Bahía de las Águilas is a 10-kilometer crescent of white sand and aquamarine water inside Jaragua National Park. No hotels, no vendors, no sun loungers. You arrive by a combination of rough road and boat, and you have the beach almost entirely to yourself. The sand is powder-fine and blinding white. The water is warm and clear and completely undeveloped. It is the kind of beach that appears on magazine covers captioned “The Maldives” or “The Cook Islands” when it is actually 10 kilometers from the Haitian border.

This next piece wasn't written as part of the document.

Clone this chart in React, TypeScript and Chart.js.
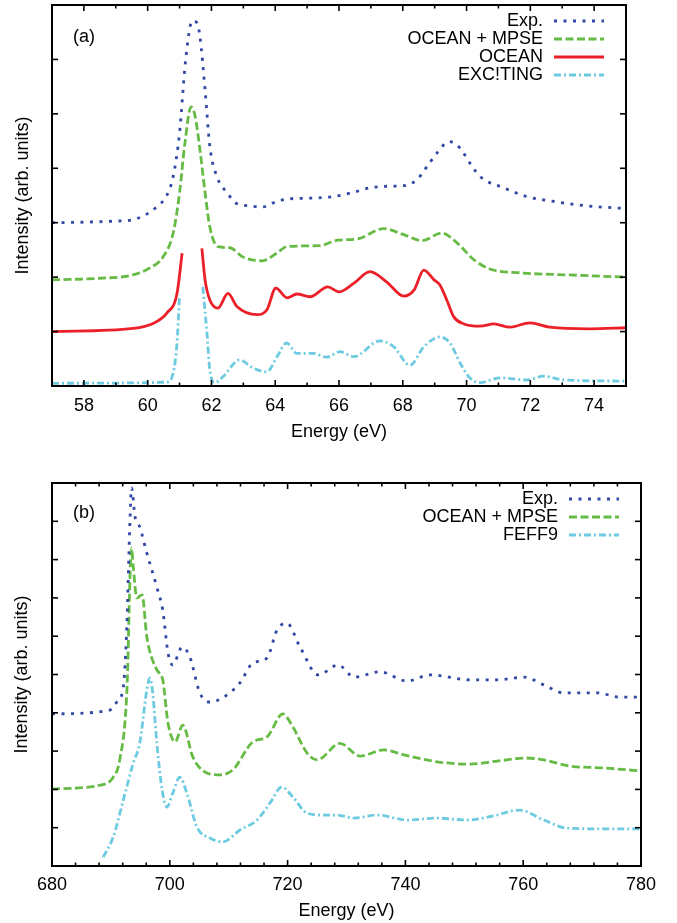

Lago Enriquillo, inland from Barahona, is the Caribbean’s largest lake and sits below sea level in a tectonic depression shared with Haiti. American crocodiles sun on its islands. Flamingos filter the saline shallows. Rhinoceros iguanas — enormous, prehistoric-looking reptiles — wander the shoreline with complete indifference to visitors. The lake is spectacularly strange and completely undervisited.

This is the Dominican Republic that exists beyond the all-inclusive corridor: complicated, beautiful, varied, and genuinely extraordinary. Getting here requires effort. A rental car (ideally a 4x4), some Spanish, and a willingness to navigate outside the managed resort experience. The payoff is a version of the Caribbean that very few visitors see and that stays with you in a way that a swim-up bar simply does not.

How to Actually Do This

You do not have to choose between the resort experience and the independent circuit. The smart play is a hybrid itinerary:

Days 1-4: Punta Cana all-inclusive or La Romana. Beach, recovery, pool time. Day 5-6: Drive or transfer to Santo Domingo. Zona Colonial, good food, local life. Days 7-9: Head north to Samaná (whale season) or the Jarabacoa/Constanza mountain circuit. Days 10-12: North coast — Cabarete, Puerto Plata, 27 Charcos.

This covers roughly the full range of what the Dominican Republic offers in under two weeks, without requiring you to abandon the beach vacation entirely.

The version of the Dominican Republic most visitors see is a fine product. The version beyond that corridor is something else entirely — and it is waiting for anyone willing to drive two hours from the resort zone and find out what is actually there.